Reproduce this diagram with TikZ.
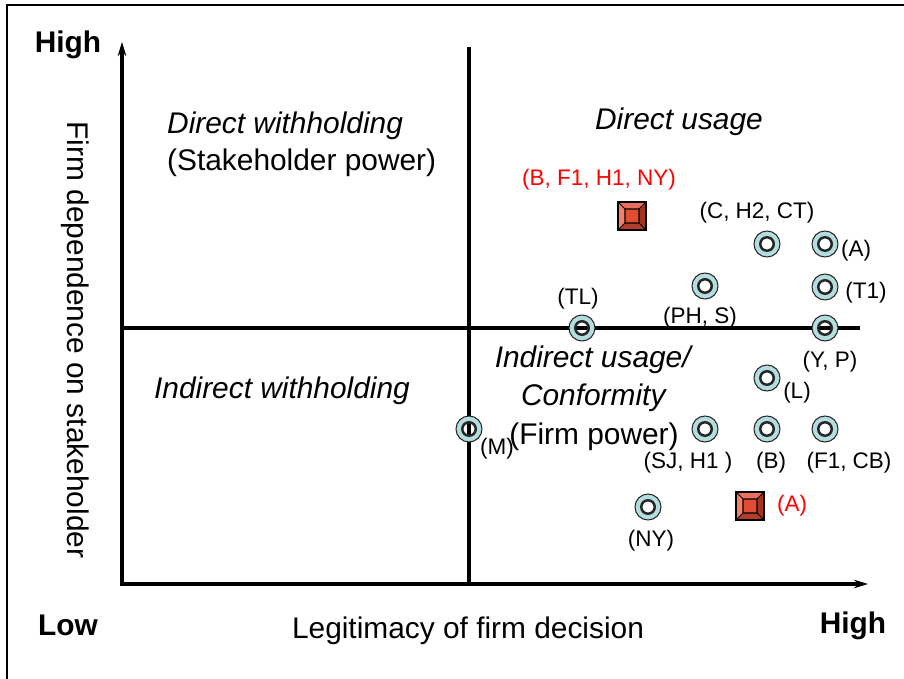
\documentclass[tikz,border=0pt]{standalone}
\usepackage{fontspec}
\setmainfont{Liberation Sans}
\usetikzlibrary{arrows.meta}

\definecolor{ringblue}{RGB}{180,221,224}
\definecolor{sqtop}{RGB}{232,112,92}
\definecolor{sqleft}{RGB}{240,128,108}
\definecolor{sqright}{RGB}{163,52,32}
\definecolor{sqbottom}{RGB}{176,62,40}
\definecolor{sqmid}{RGB}{224,76,52}
\definecolor{tagred}{RGB}{255,0,0}

\tikzset{
  axisline/.style={line width=2pt},
  big/.style={font=\fontsize{17}{21}\selectfont},
  bigbf/.style={font=\fontsize{17}{21}\selectfont\bfseries},
  tag/.style={font=\fontsize{12.8}{15}\selectfont, inner sep=0pt},
  % blue annulus with an open centre, so lines behind show through
  ring/.style={circle, inner sep=0pt, minimum size=0.52cm, draw=black!85, line width=0.6pt,
    path picture={
      \fill[ringblue, even odd rule] (path picture bounding box.center) circle (0.26cm)
        (path picture bounding box.center) circle (0.135cm);
      \draw[line width=1.4pt] (path picture bounding box.center) circle (0.135cm);}},
  bevel/.style={rectangle, inner sep=0pt, minimum size=0.56cm, draw, line width=0.7pt,
    path picture={
      \begin{scope}[shift={(path picture bounding box.center)}]
        \fill[sqtop] (-14,-14) -- (14,-14) -- (7,-7) -- (-7,-7) -- cycle;
        \fill[sqbottom] (-14,14) -- (14,14) -- (7,7) -- (-7,7) -- cycle;
        \fill[sqleft] (-14,-14) -- (-7,-7) -- (-7,7) -- (-14,14) -- cycle;
        \fill[sqright] (14,-14) -- (7,-7) -- (7,7) -- (14,14) -- cycle;
        \fill[sqmid] (-7,-7) rectangle (7,7);
        \draw[line width=0.6pt] (-7,-7) rectangle (7,7)
          (-14,-14) -- (-7,-7) (14,-14) -- (7,-7) (-14,14) -- (-7,7) (14,14) -- (7,7);
      \end{scope}}}
}

\begin{document}
\begin{tikzpicture}[x=0.02cm, y=-0.02cm, >={Stealth[length=0.28cm, width=0.17cm]}]
    \useasboundingbox (0,0) rectangle (904,679);
    % frame
    \draw[line width=1.4pt] (904,5) -- (7,5) -- (7,679);

    % axes and quadrant lines
    \draw[axisline,<->] (122,42) -- (122,584) -- (868,584);
    \draw[axisline] (469,47) -- (469,584);
    \draw[axisline] (122,328) -- (860,328);

    % axis labels
    \node[bigbf] (yhigh) at (68,45) {High};
    \node[bigbf] (xlow) at (68,625) {Low};
    \node[bigbf] (xhigh) at (853,626) {High};
    \node[big] (xlabel) at (468,631) {Legitimacy of firm decision};
    \node[big, rotate=-90] (ylabel) at (75,340) {Firm dependence on stakeholder};

    % quadrant names
    \node[big, align=left, anchor=west] (dw) at (161,144) {\textit{Direct withholding}\\(Stakeholder power)};
    \node[big] (du) at (679,122) {\textit{Direct usage}};
    \node[big] (iw) at (282,391) {\textit{Indirect withholding}};
    \node[big, align=center] (iu) at (594,398) {\textit{Indirect usage/}\\[1pt]\textit{Conformity}\\[1pt](Firm power)};

    % firms
    \node[ring] (ch) at (767,244) {};
    \node[ring] (a) at (825,244) {};
    \node[ring] (t1) at (825,287) {};
    \node[ring] (phs) at (705,286) {};
    \node[ring] (tl) at (582,328) {};
    \node[ring] (yp) at (825,328) {};
    \node[ring] (l) at (767,378) {};
    \node[ring] (sjh) at (705,429) {};
    \node[ring] (b) at (767,429) {};
    \node[ring] (fcb) at (825,429) {};
    \node[ring] (m) at (469,429) {};
    \node[ring] (ny) at (648,507) {};
    \node[bevel] (bfhn) at (632,216) {};
    \node[bevel] (ar) at (750,506) {};

    \node[tag] (ch-l) at (757,213) {(C, H2, CT)};
    \node[tag] (a-l) at (856,251) {(A)};
    \node[tag] (t1-l) at (866,293) {(T1)};
    \node[tag] (phs-l) at (700,318) {(PH, S)};
    \node[tag] (tl-l) at (578,299) {(TL)};
    \node[tag] (yp-l) at (830,362) {(Y, P)};
    \node[tag] (l-l) at (797,393) {(L)};
    \node[tag] (sjh-l) at (688,463) {(SJ, H1 )};
    \node[tag] (b-l) at (771,463) {(B)};
    \node[tag] (fcb-l) at (849,463) {(F1, CB)};
    \node[tag] (m-l) at (497,449) {(M)};
    \node[tag] (ny-l) at (651,541) {(NY)};
    \node[tag, text=tagred] (bfhn-l) at (599,180) {(B, F1, H1, NY)};
    \node[tag, text=tagred] (ar-l) at (792,506) {(A)};
\end{tikzpicture}
\end{document}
* * *
* REQUIRED WORK
Working from the lines above, reproduce the material exactly and exclude its pictures.

* FINAL RESULT
Reproduce this diagram with TikZ.
\documentclass[tikz,border=0pt]{standalone}
\usepackage{fontspec}
\setmainfont{Liberation Sans}
\usetikzlibrary{arrows.meta}

\definecolor{ringblue}{RGB}{180,221,224}
\definecolor{sqtop}{RGB}{232,112,92}
\definecolor{sqleft}{RGB}{240,128,108}
\definecolor{sqright}{RGB}{163,52,32}
\definecolor{sqbottom}{RGB}{176,62,40}
\definecolor{sqmid}{RGB}{224,76,52}
\definecolor{tagred}{RGB}{255,0,0}

\tikzset{
  axisline/.style={line width=2pt},
  big/.style={font=\fontsize{17}{21}\selectfont},
  bigbf/.style={font=\fontsize{17}{21}\selectfont\bfseries},
  tag/.style={font=\fontsize{12.8}{15}\selectfont, inner sep=0pt},
  % blue annulus with an open centre, so lines behind show through
  ring/.style={circle, inner sep=0pt, minimum size=0.52cm, draw=black!85, line width=0.6pt,
    path picture={
      \fill[ringblue, even odd rule] (path picture bounding box.center) circle (0.26cm)
        (path picture bounding box.center) circle (0.135cm);
      \draw[line width=1.4pt] (path picture bounding box.center) circle (0.135cm);}},
  bevel/.style={rectangle, inner sep=0pt, minimum size=0.56cm, draw, line width=0.7pt,
    path picture={
      \begin{scope}[shift={(path picture bounding box.center)}]
        \fill[sqtop] (-14,-14) -- (14,-14) -- (7,-7) -- (-7,-7) -- cycle;
        \fill[sqbottom] (-14,14) -- (14,14) -- (7,7) -- (-7,7) -- cycle;
        \fill[sqleft] (-14,-14) -- (-7,-7) -- (-7,7) -- (-14,14) -- cycle;
        \fill[sqright] (14,-14) -- (7,-7) -- (7,7) -- (14,14) -- cycle;
        \fill[sqmid] (-7,-7) rectangle (7,7);
        \draw[line width=0.6pt] (-7,-7) rectangle (7,7)
          (-14,-14) -- (-7,-7) (14,-14) -- (7,-7) (-14,14) -- (-7,7) (14,14) -- (7,7);
      \end{scope}}}
}

\begin{document}
\begin{tikzpicture}[x=0.02cm, y=-0.02cm, >={Stealth[length=0.28cm, width=0.17cm]}]
    \useasboundingbox (0,0) rectangle (904,679);
    % frame
    \draw[line width=1.4pt] (904,5) -- (7,5) -- (7,679);

    % axes and quadrant lines
    \draw[axisline,<->] (122,42) -- (122,584) -- (868,584);
    \draw[axisline] (469,47) -- (469,584);
    \draw[axisline] (122,328) -- (860,328);

    % axis labels
    \node[bigbf] (yhigh) at (68,45) {High};
    \node[bigbf] (xlow) at (68,625) {Low};
    \node[bigbf] (xhigh) at (853,626) {High};
    \node[big] (xlabel) at (468,631) {Legitimacy of firm decision};
    \node[big, rotate=-90] (ylabel) at (75,340) {Firm dependence on stakeholder};

    % quadrant names
    \node[big, align=left, anchor=west] (dw) at (161,144) {\textit{Direct withholding}\\(Stakeholder power)};
    \node[big] (du) at (679,122) {\textit{Direct usage}};
    \node[big] (iw) at (282,391) {\textit{Indirect withholding}};
    \node[big, align=center] (iu) at (594,398) {\textit{Indirect usage/}\\[1pt]\textit{Conformity}\\[1pt](Firm power)};

    % firms
    \node[ring] (ch) at (767,244) {};
    \node[ring] (a) at (825,244) {};
    \node[ring] (t1) at (825,287) {};
    \node[ring] (phs) at (705,286) {};
    \node[ring] (tl) at (582,328) {};
    \node[ring] (yp) at (825,328) {};
    \node[ring] (l) at (767,378) {};
    \node[ring] (sjh) at (705,429) {};
    \node[ring] (b) at (767,429) {};
    \node[ring] (fcb) at (825,429) {};
    \node[ring] (m) at (469,429) {};
    \node[ring] (ny) at (648,507) {};
    \node[bevel] (bfhn) at (632,216) {};
    \node[bevel] (ar) at (750,506) {};

    \node[tag] (ch-l) at (757,213) {(C, H2, CT)};
    \node[tag] (a-l) at (856,251) {(A)};
    \node[tag] (t1-l) at (866,293) {(T1)};
    \node[tag] (phs-l) at (700,318) {(PH, S)};
    \node[tag] (tl-l) at (578,299) {(TL)};
    \node[tag] (yp-l) at (830,362) {(Y, P)};
    \node[tag] (l-l) at (797,393) {(L)};
    \node[tag] (sjh-l) at (688,463) {(SJ, H1 )};
    \node[tag] (b-l) at (771,463) {(B)};
    \node[tag] (fcb-l) at (849,463) {(F1, CB)};
    \node[tag] (m-l) at (497,449) {(M)};
    \node[tag] (ny-l) at (651,541) {(NY)};
    \node[tag, text=tagred] (bfhn-l) at (599,180) {(B, F1, H1, NY)};
    \node[tag, text=tagred] (ar-l) at (792,506) {(A)};
\end{tikzpicture}
\end{document}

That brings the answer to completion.